Data Composition and Sampling
Dataset sampling for Granite Base (13B) V1.0
Dataset | Description |
---|---|
Common Crawl | Open repository of web crawl data. |
Webhose | Unstructured web content converted into machine-readable data feeds acquired by IBM. |
arXiv | Over 1.8 million scientific paper pre-prints posted to arXiv. |
wikimedia | Eight English Wikimedia projects (enwiki, enwikibooks, enwikinews, enwikiquote, enwikisource, enwikiversity, enwikivoyage, enwiktionary). containing extracted plain text from pages and articles. |
OpenWeb Text | Open-source version of OpenAI’s Web Text corpus containing web pages through 2019. |
Stack Exchange | Anonymized set of all user-contributed content on the Stack Exchange network, a popular collection of websites centered around user-contributed questions and answers. |
Hacker News | News on computer science and entrepreneurship, taken between 2007-2018. |
Project Gutenberg PG19 | A repository of free e-books with focus on older works for which U.S. copyright has expired. |
GitHub Clean | Code data from CodeParrot covering a variety of coding languages. |
Pubmed Central | Biomedical and life sciences papers. |
Free Law | Public-domain legal opinions from US federal and state courts. |
SEC Filings | 10-K/Q filings from the US Securities and Exchange Commission (SEC) for the years 1934-2022. |
USPTO | US patents granted from 1975 to May 2023, excluding design patents. |
DeepMind Mathematics | Mathematical question and answer pairs data. |
- Tokenizer used:
- GPT-NeoX 20B
- 1.03 T Tokens
- More...
Dataset sampling for Granite Instruct (13B) V1.0
The Granite Instruct model was initialized from Granite 13B Base and Supervised Fine-Tuned (SFT) with a mixture of with a mixture of datasets from different sources. The SFT data includes a subset of the Flan Collection,15K samples from Dolly, Anthropic’s human preference data about helpfulness and harmlessness, Instructv3, and internal synthetic datasets specifically designed for summarization and dialog tasks.
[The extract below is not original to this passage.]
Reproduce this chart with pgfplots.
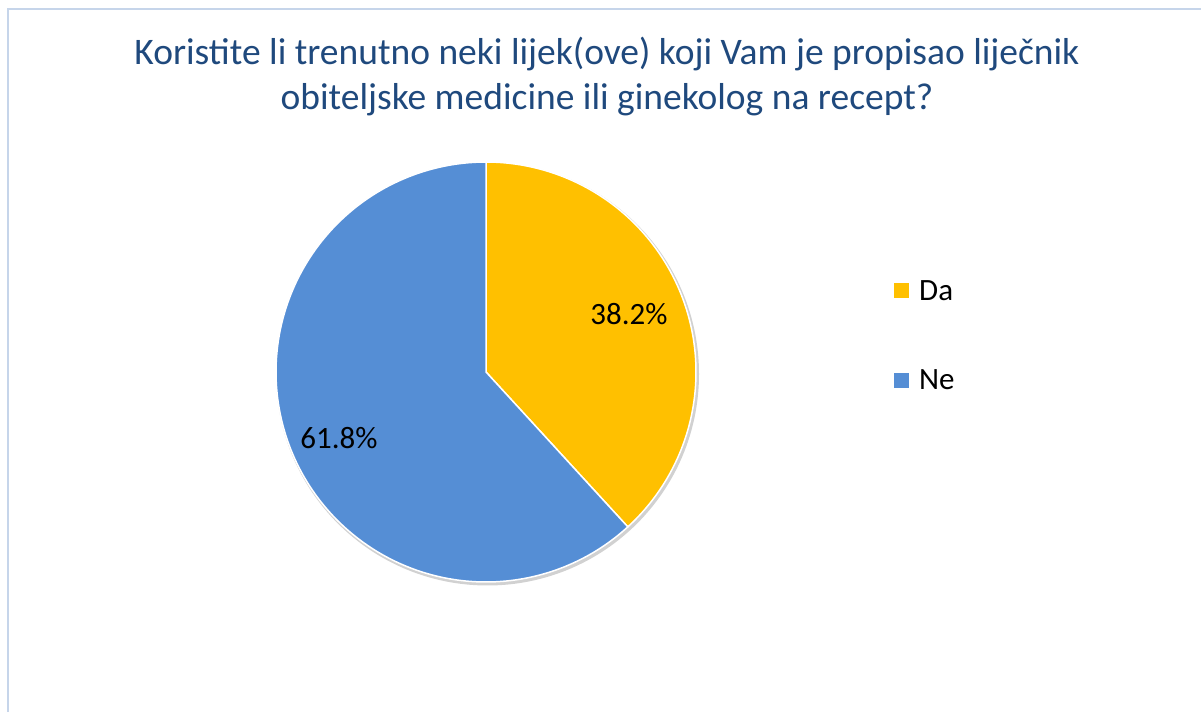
\documentclass[border=0pt]{standalone}
\usepackage{pgfplots}
\pgfplotsset{compat=1.18}
\usepackage{fontspec}
\setmainfont{Carlito}
\definecolor{titleblue}{HTML}{1F497D}
\definecolor{pieyellow}{HTML}{FFC000}
\definecolor{pieblue}{HTML}{558ED5}
\definecolor{framec}{HTML}{C6D5EA}
\begin{document}
\begin{tikzpicture}
\pgfmathsetmacro{\da}{38.2}
\pgfmathsetmacro{\ne}{61.8}
\pgfmathsetmacro{\split}{90-3.6*\da}
\pgfmathsetmacro{\splitb}{\split+360}
\begin{axis}[name=ax, width=1201pt,height=712pt,scale only axis,
  xmin=0,xmax=1201,ymin=0,ymax=712,hide axis,clip=false,
  legend style={draw=none, fill=none, inner sep=0pt, at={(axis cs:894,432)}, anchor=north west,
    font=\fontsize{31}{37}\selectfont, row sep=68pt, nodes={inner sep=0pt},
    /tikz/every odd column/.style={column sep=10pt}},
  legend cell align=left,
  legend image code/.code={\fill[#1, draw=none] (0pt,-7.5pt) rectangle (15pt,7.5pt);}]
% frame
\draw[framec, line width=1.5pt] (axis cs:8,0) -- (axis cs:8,703) -- (axis cs:1201,703);
% shadow
\fill[black!30, opacity=0.6] (axis cs:487.5,338) circle[radius=211.5pt];
% pie
\addplot[fill=pieyellow, draw=white, line width=1.5pt, domain=\split:90, samples=150, variable=\t, forget plot]
  ({486+210*cos(\t)},{340+210*sin(\t)}) -- (axis cs:486,340) -- cycle;
\addplot[fill=pieblue, draw=white, line width=1.5pt, domain=90:\splitb, samples=200, variable=\t, forget plot]
  ({486+210*cos(\t)},{340+210*sin(\t)}) -- (axis cs:486,340) -- cycle;
\addlegendimage{fill=pieyellow, draw=none}
\addlegendentry{Da}
\addlegendimage{fill=pieblue, draw=none}
\addlegendentry{Ne}
% labels
\node[font=\fontsize{31}{37}\selectfont] at (axis cs:629,398) {38.2\%};
\node[font=\fontsize{31}{37}\selectfont] at (axis cs:339,274) {61.8\%};
% title
\node[anchor=base, font=\fontsize{37.5}{45}\selectfont, text=titleblue] at (axis cs:607,647) {Koristite li trenutno neki lijek(ove) koji Vam je propisao liječnik};
\node[anchor=base, font=\fontsize{37.5}{45}\selectfont, text=titleblue] at (axis cs:607,602) {obiteljske medicine ili ginekolog na recept?};
\end{axis}
\pgfresetboundingbox
\useasboundingbox (ax.south west) rectangle (ax.north east);
\end{tikzpicture}
\end{document}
Dataset sampling for Granite Chat (13B) V1.0
The Granite Chat model was initialized from Granite 13B Instruct and fine-tuned with a mixture of instruction-tuning datasets. It was aligned using Constrastive Fine Tuning (CFT) for general to improve its harmlessness and the quality of its generation responses. The datasets for CFT are paired samples from Anthropic’s human preference data about helpfulness and harmlessness that have been filtered using the OpenAssist reward model, samples from Dolly, and samples from ProsocialDialog.